I totally agree with this post.

I also feel it would be very stressful to have 2 households with exspouses and young children. This would be stressful for scheduling and for kids getting along and stuff like that. I think it is already a strain enough to have that on one side. Although I have seen moms on here who have had everything work and fall into place with this situation.

I have the good fortune of having really good babysitters and my family here and my own business so I have free time and can be spontaneous. I am civil with my exh and he is not around that much because he travels all the time - although he does take ds a few days each week and on most weekends.

Also, it is my experience that an exwife is usually more demanding than an exhusband. I guess what I am trying to say is that my situation with one kid is not anywhere in comparison with men I have talked to online who have small children.
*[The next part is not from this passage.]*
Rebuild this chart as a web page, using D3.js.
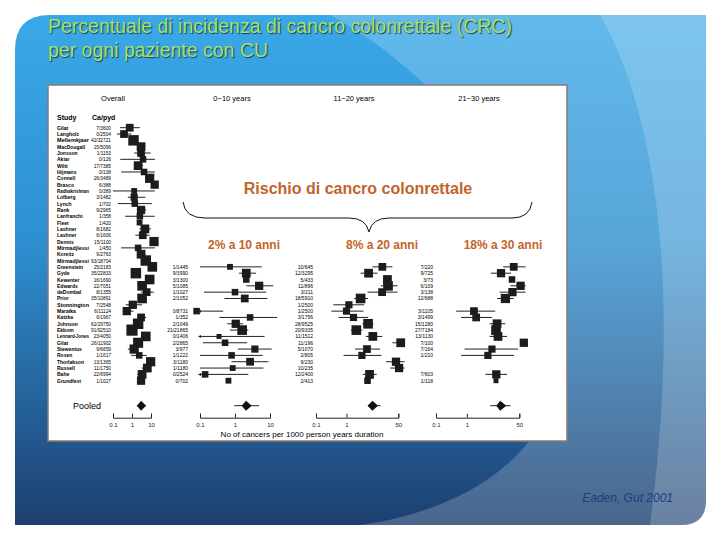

They spend a lot of their free time with their kids and kids activities and are in limbo trying to deal with their exwife. And if their kids live far away they are not happy and seemingly not really available for a relationship.

At least since I have a boy that is a way for a man without kids of his own, or grown kids, to relate. My son can help with yardwork, play sports, play xbox, go to games, watch games and relate to him as a man. I feel that my son is not a burden in any way since he makes good grades and has good behavior. Most guys I have dated have also seen it this way. I also would love the chance to have more children.

I hope I don't offend the males on here with children - maybe you will disagree and I respect that. I am speaking of my unique situation and observances from dating and talking to dads online.

As I have often said, there are no absolutes - anything can work when the people want it to and stuff falls into place.